AwesomeTTS / awesometts-anki-addon

AwesomeTTS text-to-speech add-on for Anki
GNU General Public License v3.0
480 stars 100 forks source link

Reading Hints #127

Closed ebracho closed 4 years ago

ebracho commented 4 years ago

When working with raw SSML tags its possible to indicate the reading of words in cases where it's ambiguous using the <sub> tag. For example (using Azure):

<speak  xmlns:mstts="http://www.w3.org/2001/mstts" version="1.0" xml:lang="jp">
  <voice name="ja-JP-NanamiNeural">
    <prosody rate="0%" pitch="0%">
      彼女は毎日<sub alias="いちば">市場</sub>に買い物に行きます
    </prosody>
  </voice>
</speak>

indicates that 市場 should be read as いちば rather than the default reading しじょう. As far as I can tell, the <tts> tag interface is meant to work with raw text and strips away any inner html, so there's no way to pass this information through to the underlying service. Am I missing something or is this a known limitation?

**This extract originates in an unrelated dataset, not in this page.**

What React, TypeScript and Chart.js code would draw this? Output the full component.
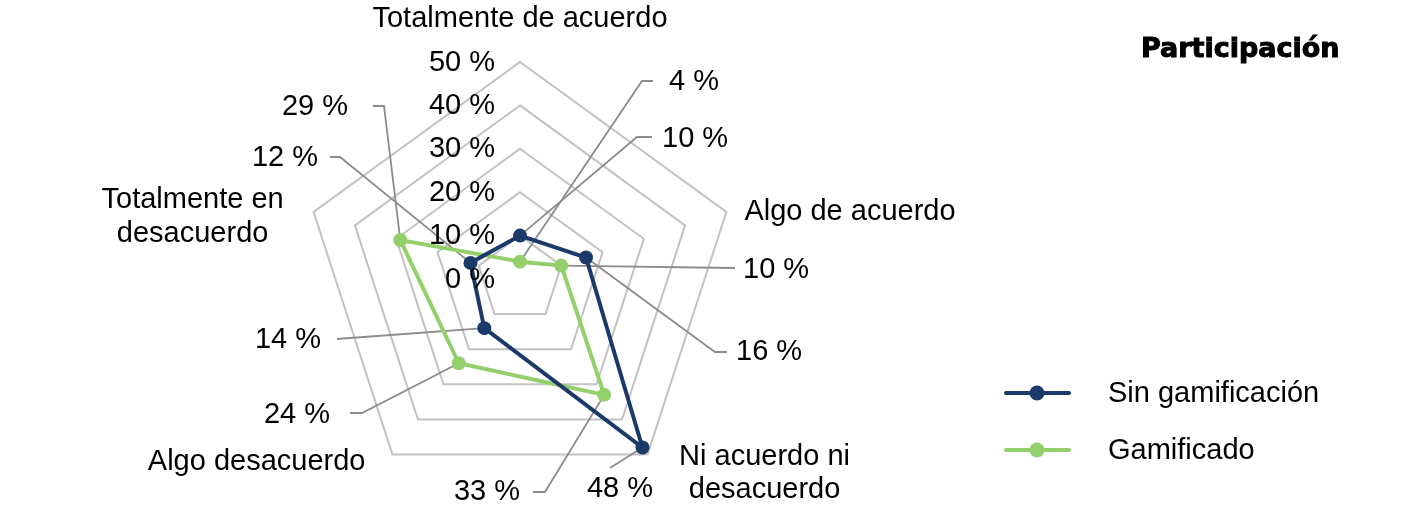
import React, { useEffect, useRef } from "react";
import { Chart, registerables } from "chart.js";

Chart.register(...registerables);

// ---------- data ----------
const categories: string[][] = [
  ["Totalmente de acuerdo"],
  ["Algo de acuerdo"],
  ["Ni acuerdo ni", "desacuerdo"],
  ["Algo desacuerdo"],
  ["Totalmente en", "desacuerdo"],
];
const seriesNames = ["Sin gamificación", "Gamificado"];
const sinGamificacion = [10, 16, 48, 14, 12];
const gamificado = [4, 10, 33, 24, 29];
const tickValues = [0, 10, 20, 30, 40, 50];
const legendTitle = "Participación";

// ---------- styles ----------
const BLUE = "#1b3a6a";
const GREEN = "#93cf6b";
const GRID = "#c2c2c2";
const LEADER = "#8c8c8c";
const FONT = "'Liberation Sans', Arial, sans-serif";
const FS = 29;
const TY = 1.5; // baseline nudge for canvas 'middle'

// category label placement, offset from outer vertex of each axis
const catLayout = [
  { dx: 0, dy: -45, align: "center", lh: 33 },
  { dx: 18, dy: -1, align: "left", lh: 33 },
  { dx: 117, dy: 1, align: "center", lh: 33 },
  { dx: -27, dy: 6, align: "right", lh: 33 },
  { dx: -121, dy: -13, align: "center", lh: 34 },
];

// callout placement relative to the scale centre: elbow, end of leader, text anchor
type Callout = { elbow: [number, number]; end: [number, number]; text: [number, number]; align: string };
const calloutsSin: Callout[] = [
  { elbow: [117, -142], end: [132, -142], text: [142, -142], align: "left" },
  { elbow: [195, 73], end: [207, 73], text: [216, 71], align: "left" },
  { elbow: [90, 189], end: [90, 189], text: [100, 208], align: "center" },
  { elbow: [-170, 59], end: [-183, 60], text: [-199, 59], align: "right" },
  { elbow: [-180, -122], end: [-190, -122], text: [-202, -123], align: "right" },
];
const calloutsGam: Callout[] = [
  { elbow: [122, -198], end: [133, -198], text: [149, -199], align: "left" },
  { elbow: [215, -11], end: [215, -11], text: [223, -11], align: "left" },
  { elbow: [25, 213], end: [13, 213], text: [0, 211], align: "right" },
  { elbow: [-158, 134], end: [-170, 134], text: [-190, 134], align: "right" },
  { elbow: [-136, -173], end: [-147, -173], text: [-172, -174], align: "right" },
];
const callouts = [calloutsSin, calloutsGam];

const overlayPlugin = {
  id: "overlay",
  beforeDatasetsDraw(chart: any) {
    const scale = chart.scales.r;
    const ctx = chart.ctx as CanvasRenderingContext2D;
    const cx = scale.xCenter;
    const cy = scale.yCenter;
    ctx.save();
    ctx.strokeStyle = LEADER;
    ctx.lineWidth = 1.8;
    chart.data.datasets.forEach((_ds: any, di: number) => {
      const meta = chart.getDatasetMeta(di);
      meta.data.forEach((pt: any, i: number) => {
        const c = callouts[di][i];
        ctx.beginPath();
        ctx.moveTo(pt.x, pt.y);
        ctx.lineTo(cx + c.elbow[0], cy + c.elbow[1]);
        ctx.lineTo(cx + c.end[0], cy + c.end[1]);
        ctx.stroke();
      });
    });
    ctx.restore();
  },
  afterDraw(chart: any) {
    const scale = chart.scales.r;
    const ctx = chart.ctx as CanvasRenderingContext2D;
    const cx = scale.xCenter;
    const cy = scale.yCenter;
    ctx.save();
    ctx.fillStyle = "#000";
    ctx.font = `${FS}px ${FONT}`;
    ctx.textBaseline = "middle";

    // tick labels
    ctx.textAlign = "right";
    tickValues.forEach((v) => {
      const p = scale.getPointPositionForValue(0, v);
      ctx.fillText(`${v} %`, cx - 25, p.y - 1 + TY);
    });

    // category labels
    categories.forEach((lines, i) => {
      const p = scale.getPointPosition(i, scale.drawingArea);
      const L = catLayout[i];
      ctx.textAlign = L.align as CanvasTextAlign;
      lines.forEach((line, k) => {
        ctx.fillText(line, p.x + L.dx, p.y + L.dy + k * L.lh + TY);
      });
    });

    // data labels
    chart.data.datasets.forEach((ds: any, di: number) => {
      ds.data.forEach((v: number, i: number) => {
        const c = callouts[di][i];
        ctx.textAlign = c.align as CanvasTextAlign;
        ctx.fillText(`${v} %`, cx + c.text[0], cy + c.text[1] + TY);
      });
    });

    // legend title (heavy weight)
    const W = chart.width;
    ctx.textAlign = "right";
    ctx.font = `bold 27px 'DejaVu Sans', ${FONT}`;
    ctx.strokeStyle = "#000";
    ctx.lineWidth = 1;
    ctx.lineJoin = "miter";
    ctx.strokeText(legendTitle, W - 85.5, 48 + TY);
    ctx.fillText(legendTitle, W - 85.5, 48 + TY);

    // legend items
    ctx.font = `${FS}px ${FONT}`;
    ctx.textAlign = "left";
    const colors = [BLUE, GREEN];
    const ys = [393, 450];
    seriesNames.forEach((name, i) => {
      const y = ys[i];
      ctx.strokeStyle = colors[i];
      ctx.fillStyle = colors[i];
      ctx.lineWidth = 4;
      ctx.lineCap = "round";
      ctx.beginPath();
      ctx.moveTo(1006, y);
      ctx.lineTo(1069, y);
      ctx.stroke();
      ctx.beginPath();
      ctx.arc(1037, y, 7.5, 0, Math.PI * 2);
      ctx.fill();
      ctx.fillStyle = "#000";
      ctx.fillText(name, 1108, y - 0.5 + TY);
    });
    ctx.restore();
  },
};

export default function App() {
  const ref = useRef<HTMLCanvasElement | null>(null);
  useEffect(() => {
    if (!ref.current) return;
    const chart = new Chart(ref.current, {
      type: "radar",
      data: {
        labels: categories.map((c) => c.join(" ")),
        datasets: [
          {
            label: seriesNames[0],
            data: sinGamificacion,
            borderColor: BLUE,
            backgroundColor: BLUE,
            pointBackgroundColor: BLUE,
            pointBorderWidth: 0,
            pointRadius: 7,
            borderWidth: 4,
            fill: false,
          },
          {
            label: seriesNames[1],
            data: gamificado,
            borderColor: GREEN,
            backgroundColor: GREEN,
            pointBackgroundColor: GREEN,
            pointBorderWidth: 0,
            pointRadius: 7,
            borderWidth: 4,
            fill: false,
          },
        ],
      },
      options: {
        animation: false,
        responsive: true,
        maintainAspectRatio: false,
        layout: { padding: { left: 220, right: 605, top: 62, bottom: 14 } },
        elements: { line: { tension: 0 } },
        plugins: {
          legend: { display: false },
          title: { display: false },
          tooltip: { enabled: false },
        },
        scales: {
          r: {
            min: 0,
            max: 50,
            ticks: { stepSize: 10, display: false },
            grid: { color: GRID, lineWidth: 2 },
            angleLines: { display: false },
            pointLabels: { display: false },
          },
        },
      },
      plugins: [overlayPlugin],
    });
    return () => chart.destroy();
  }, []);
  return (
    <div style={{ position: "absolute", left: 0, top: 0, width: 1425, height: 510, background: "#fff" }}>
      <canvas ref={ref} />
    </div>
  );
}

ebracho commented 4 years ago

Proof of concept: https://github.com/ebracho/awesometts-anki-addon/commit/faea6240ef9ecf66424977892b49f72e45b1a679

This is by no means a complete solution (removing that html sanitizer rule probably breaks other services) but it achieves the behavior I'm going for specifically for the Azure service by passing through unsanitized <sub> elements within a <tts> element. Ex:

<tts preset="my-azure-preset">彼女は毎日<sub alias="いちば">市場</sub>に買い物に行きます</tts>

A cleaner approach would probably be to replace the html filter with something that only allows a small subset of tags through, perhaps configurable as a Service trait or as an option attribute in the <tts> element.

Another issue is that the Anki html renderer interprets <sub> as subscript which makes the text come out weird. I'm not sure what can be done about that.

luc-vocab commented 4 years ago

Providing access to SSML tags would open a lot of possibilities for some voices (https://docs.microsoft.com/en-us/azure/cognitive-services/speech-service/speech-synthesis-markup?tabs=csharp) Just to confirm, you're planning on batch-generating audio files ?

Can you elaborate on what your use case is ? Is it a matter of correcting the pronunciation in cases where the default is not suitable ?

As for the display issues, you'll need to have one field for display, and another field for the SSML string. AwesomeTTS users are already doing this in cases where the string passed to the TTS engine needs to be different.

ebracho commented 4 years ago

Just to confirm, you're planning on batch-generating audio files

Not for now - I'm just getting started with sentence mining for my first deck and so far I've just been creating cards manually.

Can you elaborate on what your use case is ? Is it a matter of correcting the pronunciation in cases where the default is not suitable ?

Yes exactly. In Japanese specifically pronunciation of a phrase is often times ambiguous and requires context to interpret correctly. For example, the phrase 「今日は」 is most commonly read as "today" ("Kyō wa"), but in some formal writing contexts could be read as "hello" ("Kon'nichiwa"). This article (Optimizing Japanese text-to-speech with Amazon Polly) goes into more detail about the challenges of synthesizing Japanese speech and the solutions that AWS Polly's dialect of SSML offers to deal with them.

As for the display issues, you'll need to have one field for display, and another field for the SSML string.

Oh that should work perfectly, thanks!

luc-vocab commented 4 years ago

Also, can you solve your problem by having two fields: one japanese field, which is the true written form, and the one you'll see displayed, and one "japanese-tts-pronunciation", which will be the one fed to the TTS engine ? That's how I fix TTS issues with cantonese.

ebracho commented 4 years ago

Also, can you solve your problem by having two fields: one japanese field, which is the true written form, and the one you'll see displayed, and one "japanese-tts-pronunciation", which will be the one fed to the TTS engine ? That's how I fix TTS issues with cantonese.

For my use case I think I need to be able to pass those pronunciation hints through to Azure regardless of whether its rendering to the card. I was able to unblock myself by forking and patching though, so feel free to close this issue!

luc-vocab commented 4 years ago

My question was: can your problem be solved by having a secondary field which contains the string to be fed to the TTS engine ? Or is SSML a must in your case ? if your patch is widely usable, you can feel free to submit it

ebracho commented 4 years ago

My question was: can your problem be solved by having a secondary field which contains the string to be fed to the TTS engine ? Or is SSML a must in your case ? if your patch is widely usable, you can feel free to submit it

Ah I see what you meant now. I think a secondary field with the phonetic version of the word would also work. My patch is definitely not widely usable - I just deleted the html sanitation rule without considering how it would affect other parts of the code.

luc-vocab commented 4 years ago

Closing for now as the immediate problem seems fixed.